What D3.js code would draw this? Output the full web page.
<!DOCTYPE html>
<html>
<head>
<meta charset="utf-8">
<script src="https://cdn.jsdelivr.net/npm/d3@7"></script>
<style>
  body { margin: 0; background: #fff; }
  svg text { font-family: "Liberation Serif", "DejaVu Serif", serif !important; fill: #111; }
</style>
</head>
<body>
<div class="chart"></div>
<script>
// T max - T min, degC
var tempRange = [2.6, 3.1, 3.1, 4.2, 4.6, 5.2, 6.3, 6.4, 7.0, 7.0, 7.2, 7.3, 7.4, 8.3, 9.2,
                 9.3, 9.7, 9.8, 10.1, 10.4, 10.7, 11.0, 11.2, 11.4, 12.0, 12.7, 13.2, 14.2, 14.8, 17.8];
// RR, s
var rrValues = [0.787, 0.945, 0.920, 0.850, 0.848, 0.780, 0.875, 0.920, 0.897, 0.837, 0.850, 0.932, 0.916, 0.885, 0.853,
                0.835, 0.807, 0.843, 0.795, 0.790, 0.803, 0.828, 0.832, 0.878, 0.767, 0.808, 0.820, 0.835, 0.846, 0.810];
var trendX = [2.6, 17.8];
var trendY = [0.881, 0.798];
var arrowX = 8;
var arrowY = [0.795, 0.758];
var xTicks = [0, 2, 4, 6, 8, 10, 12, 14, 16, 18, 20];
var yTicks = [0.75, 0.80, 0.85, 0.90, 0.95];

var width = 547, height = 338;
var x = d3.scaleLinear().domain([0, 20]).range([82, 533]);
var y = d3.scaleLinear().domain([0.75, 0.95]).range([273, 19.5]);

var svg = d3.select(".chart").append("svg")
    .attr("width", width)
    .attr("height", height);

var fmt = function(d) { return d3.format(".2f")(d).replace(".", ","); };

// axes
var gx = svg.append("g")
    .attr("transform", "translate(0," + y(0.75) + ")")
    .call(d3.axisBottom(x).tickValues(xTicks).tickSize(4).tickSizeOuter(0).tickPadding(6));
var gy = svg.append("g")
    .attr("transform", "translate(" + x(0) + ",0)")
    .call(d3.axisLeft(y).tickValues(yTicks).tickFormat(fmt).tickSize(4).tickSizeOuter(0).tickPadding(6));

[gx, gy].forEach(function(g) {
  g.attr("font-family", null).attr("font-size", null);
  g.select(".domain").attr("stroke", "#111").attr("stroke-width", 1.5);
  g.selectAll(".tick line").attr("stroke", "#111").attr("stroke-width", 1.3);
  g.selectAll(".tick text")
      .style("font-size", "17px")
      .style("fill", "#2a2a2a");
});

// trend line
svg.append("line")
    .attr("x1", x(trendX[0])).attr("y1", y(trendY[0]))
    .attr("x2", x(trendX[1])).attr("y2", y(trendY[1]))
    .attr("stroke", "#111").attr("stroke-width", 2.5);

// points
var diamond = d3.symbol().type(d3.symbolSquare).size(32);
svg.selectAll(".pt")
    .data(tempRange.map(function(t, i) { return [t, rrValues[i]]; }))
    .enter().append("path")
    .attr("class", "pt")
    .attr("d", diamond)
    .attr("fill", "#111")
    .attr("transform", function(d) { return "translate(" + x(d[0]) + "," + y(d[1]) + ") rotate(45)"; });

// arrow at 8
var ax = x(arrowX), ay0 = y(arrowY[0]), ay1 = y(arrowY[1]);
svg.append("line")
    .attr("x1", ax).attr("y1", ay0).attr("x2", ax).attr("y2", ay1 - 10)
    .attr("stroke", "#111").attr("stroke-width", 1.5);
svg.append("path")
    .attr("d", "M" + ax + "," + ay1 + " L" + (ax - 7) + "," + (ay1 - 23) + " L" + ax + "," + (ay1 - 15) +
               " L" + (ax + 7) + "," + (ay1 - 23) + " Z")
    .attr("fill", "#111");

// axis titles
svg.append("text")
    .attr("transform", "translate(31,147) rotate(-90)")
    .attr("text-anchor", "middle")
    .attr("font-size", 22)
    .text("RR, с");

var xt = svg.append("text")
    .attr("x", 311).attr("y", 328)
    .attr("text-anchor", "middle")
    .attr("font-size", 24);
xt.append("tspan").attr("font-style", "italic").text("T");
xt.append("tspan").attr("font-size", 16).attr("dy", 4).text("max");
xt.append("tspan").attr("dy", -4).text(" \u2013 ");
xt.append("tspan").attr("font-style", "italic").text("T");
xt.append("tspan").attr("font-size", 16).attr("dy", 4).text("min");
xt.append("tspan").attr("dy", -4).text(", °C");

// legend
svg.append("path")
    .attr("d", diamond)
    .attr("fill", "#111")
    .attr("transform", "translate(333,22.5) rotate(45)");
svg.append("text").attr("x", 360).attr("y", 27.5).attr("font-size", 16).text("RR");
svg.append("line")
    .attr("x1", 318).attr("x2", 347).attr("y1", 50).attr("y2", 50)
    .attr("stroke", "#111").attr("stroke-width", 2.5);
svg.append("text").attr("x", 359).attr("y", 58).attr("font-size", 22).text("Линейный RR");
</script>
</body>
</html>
□ □ □ □ □
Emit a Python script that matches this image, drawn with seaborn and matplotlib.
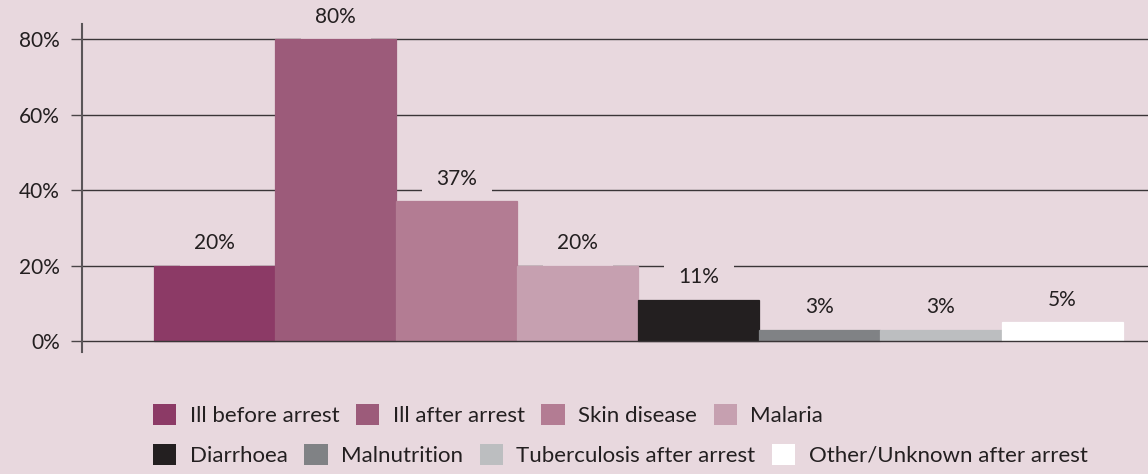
□ □ □ □ □
▸ Task statement
Scan the material above for the string "this" and return the lines that hold it.

▸ Expected answer
What D3.js code would draw this? Output the full web page.
Emit a Python script that matches this image, drawn with seaborn and matplotlib.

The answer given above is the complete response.